Intrusive igneous rocks in the field will, however, ordinarily prove their character by cutting somewhere across the prevalent structure of the district. When the materials that elsewhere form dykes penetrate between strata for considerable distances as intrusive sheets, they may yet be traced to some point where they have made use of a crack across the bedding. The necks or plugs of old volcanic centres sometimes seem to occupy orifices drilled, or rather shattered, by explosion right through the overlying obstacles. The approximately circular necks in South Africa, filled by brecciated masses of serpentinous rock, are notable examples. The underground cauldrons themselves, when brought to light by denudation, are represented by regions of crystalline rock, which may have various relations to their surroundings. We may trace, in every case, upon their margins the ramifying veins that first proved to James Hutton that granite was younger than the rocks among which it lay. But the portion exposed may be merely the top of a huge body or batholite of igneous matter, stretching far down into the crust; or it may be part of a localised knot, which filled up some cavity provided for it by earth-movement, oozing in step by step as room was made for its advance.
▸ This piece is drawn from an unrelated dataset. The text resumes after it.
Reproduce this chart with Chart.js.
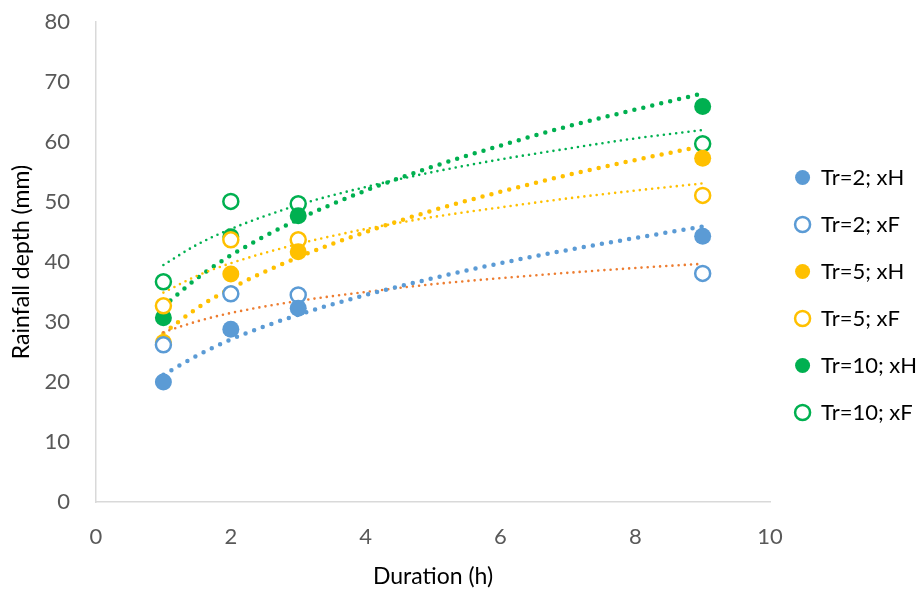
<!DOCTYPE html>
<html>
<head>
<meta charset="utf-8">
<script src="https://cdn.jsdelivr.net/npm/chart.js@4.4.1/dist/chart.umd.min.js"></script>
<style>
html,body{margin:0;padding:0;background:#fff;}
#wrap{width:919px;height:590px;}
</style>
</head>
<body>
<div id="wrap"><canvas id="c" width="919" height="590"></canvas></div>
<script>
// Durations (h)
const durations = [1, 2, 3, 9];
// Observed rainfall depths (mm)
const tr2xH  = [20.0, 28.8, 32.3, 44.3];
const tr2xF  = [26.2, 34.7, 34.5, 38.1];
const tr5xH  = [26.6, 38.0, 41.7, 57.3];
const tr5xF  = [32.7, 43.7, 43.7, 51.1];
const tr10xH = [30.7, 44.2, 47.7, 65.9];
const tr10xF = [36.7, 50.1, 49.7, 59.7];
const seriesNames = ["Tr=2; xH", "Tr=2; xF", "Tr=5; xH", "Tr=5; xF", "Tr=10; xH", "Tr=10; xF"];

// Trendline curves
const trendX     = [1, 1.5, 2, 3, 4, 5, 6, 7, 8, 9];
const trend2xH   = [21.2, 24.4, 27.1, 31.2, 34.5, 37.3, 39.8, 42.0, 44.0, 45.9];
const trend2xF   = [28.3, 30.1, 31.5, 33.5, 35.0, 36.3, 37.3, 38.2, 39.0, 39.7];
const trend5xH   = [28.1, 32.3, 35.6, 40.8, 45.0, 48.6, 51.7, 54.5, 57.0, 59.3];
const trend5xF   = [34.9, 37.7, 39.8, 43.0, 45.5, 47.5, 49.1, 50.6, 51.9, 53.1];
const trend10xH  = [32.6, 37.3, 41.1, 47.1, 51.9, 55.9, 59.4, 62.6, 65.4, 68.1];
const trend10xF  = [39.5, 42.9, 45.5, 49.5, 52.5, 55.0, 57.1, 58.9, 60.6, 62.0];

// Axis ticks
const xTicks = [0, 2, 4, 6, 8, 10];
const yTicks = [0, 10, 20, 30, 40, 50, 60, 70, 80];

const BLUE = '#5B9BD5', ORANGE = '#ED7D31', GOLD = '#FFC000', GREEN = '#00B050';

function pts(xs, ys){ return xs.map((x,i)=>({x:x, y:ys[i]})); }

function scatterSet(label, ys, color, filled){
  return {
    type:'scatter', label:label, data:pts(durations, ys),
    backgroundColor: filled ? color : '#ffffff',
    borderColor: color,
    borderWidth: filled ? 0 : 2.5,
    pointRadius: filled ? 8.5 : 7.5,
    pointHoverRadius: filled ? 8.5 : 7.5,
    pointStyle:'circle', showLine:false
  };
}
function trendSet(ys, color, thick){
  return {
    type:'line', label:'trend', isTrend:true, data:pts(trendX, ys),
    borderColor: color, backgroundColor: color,
    borderWidth: thick ? 4.5 : 2.6,
    borderDash: thick ? [0, 9.2] : [0, 6.2],
    borderCapStyle: 'round',
    pointRadius:0, pointHoverRadius:0, fill:false,
    cubicInterpolationMode:'monotone'
  };
}

const datasets = [
  scatterSet(seriesNames[0], tr2xH, BLUE, true),
  scatterSet(seriesNames[1], tr2xF, BLUE, false),
  scatterSet(seriesNames[2], tr5xH, GOLD, true),
  scatterSet(seriesNames[3], tr5xF, GOLD, false),
  scatterSet(seriesNames[4], tr10xH, GREEN, true),
  scatterSet(seriesNames[5], tr10xF, GREEN, false),
  trendSet(trend2xH, BLUE, true),
  trendSet(trend2xF, ORANGE, false),
  trendSet(trend5xH, GOLD, true),
  trendSet(trend5xF, GOLD, false),
  trendSet(trend10xH, GREEN, true),
  trendSet(trend10xF, GREEN, false)
];

const FONT = "Lato, 'Open Sans', sans-serif";

new Chart(document.getElementById('c'), {
  type:'scatter',
  data:{datasets:datasets},
  options:{
    responsive:false, animation:false,
    layout:{autoPadding:false, padding:{left:0, right:-8, top:0, bottom:0}},
    plugins:{
      tooltip:{enabled:false},
      legend:{
        position:'right',
        labels:{
          filter:(item, data)=> !data.datasets[item.datasetIndex].isTrend,
          usePointStyle:true, pointStyle:'circle',
          pointStyleWidth:15, boxWidth:15, boxHeight:10.6,
          padding:25,
          color:'#000000',
          font:{family:FONT, size:22}
        }
      }
    },
    scales:{
      x:{
        type:'linear', min:0, max:10,
        afterBuildTicks:(s)=>{ s.ticks = xTicks.map(v=>({value:v})); },
        afterFit:(s)=>{ s.height = 88; },
        grid:{display:false, drawTicks:false},
        border:{display:true, color:'#D9D9D9', width:1.5},
        ticks:{color:'#595959', font:{family:FONT, size:22}, padding:22},
        title:{display:true, text:'Duration (h)', color:'#000000', font:{family:FONT, size:23}, padding:{top:0,bottom:0}}
      },
      y:{
        type:'linear', min:0, max:80,
        afterBuildTicks:(s)=>{ s.ticks = yTicks.map(v=>({value:v})); },
        afterFit:(s)=>{ s.width = 96; s.paddingTop = 22; s.paddingBottom = 0; },
        grid:{display:false, drawTicks:false},
        border:{display:true, color:'#D9D9D9', width:1.5},
        ticks:{color:'#595959', font:{family:FONT, size:22}, padding:26},
        title:{display:true, text:'Rainfall depth (mm)', color:'#000000', font:{family:FONT, size:23}, padding:{top:8,bottom:0}}
      }
    }
  }
});
</script>
</body>
</html>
In the latter case, it was originally bounded above by some series of strata which was arched up as a dome or as an anticline. Or possibly strata have been moved apart from one another, the upper ones sliding over the lower ones and at the same time bulging upwards, so as to leave a cavity of roughly hemispherical form. Such a space, allowing relief from pressure, will be occupied by igneous rock, which may or may not have a direct root through the stratum underneath it. The igneous mass may in such cases be merely an expansion of a large intrusive sheet. It sends off veins into the roof above, and can only be distinguished from a batholite by the presence of stratified rock beneath it. Occurrences of this kind were first described in the Henry Mountains of Utah by G. K. Gilbert, who gave them the name of "stone-cisterns" or laccoliths, a word now commonly written laccolites. It may be questioned if the expansion of the gases in the intruding igneous rock is sufficient in itself to form the laccolitic dome. The igneous rock has probably been pressed into position by the forces that produced the earth-movements.
In many cases, batholites seem to have worked their way upwards without any relation to earth-movements in the district. The processes by which they come into place among other rocks are worthy of separate consideration.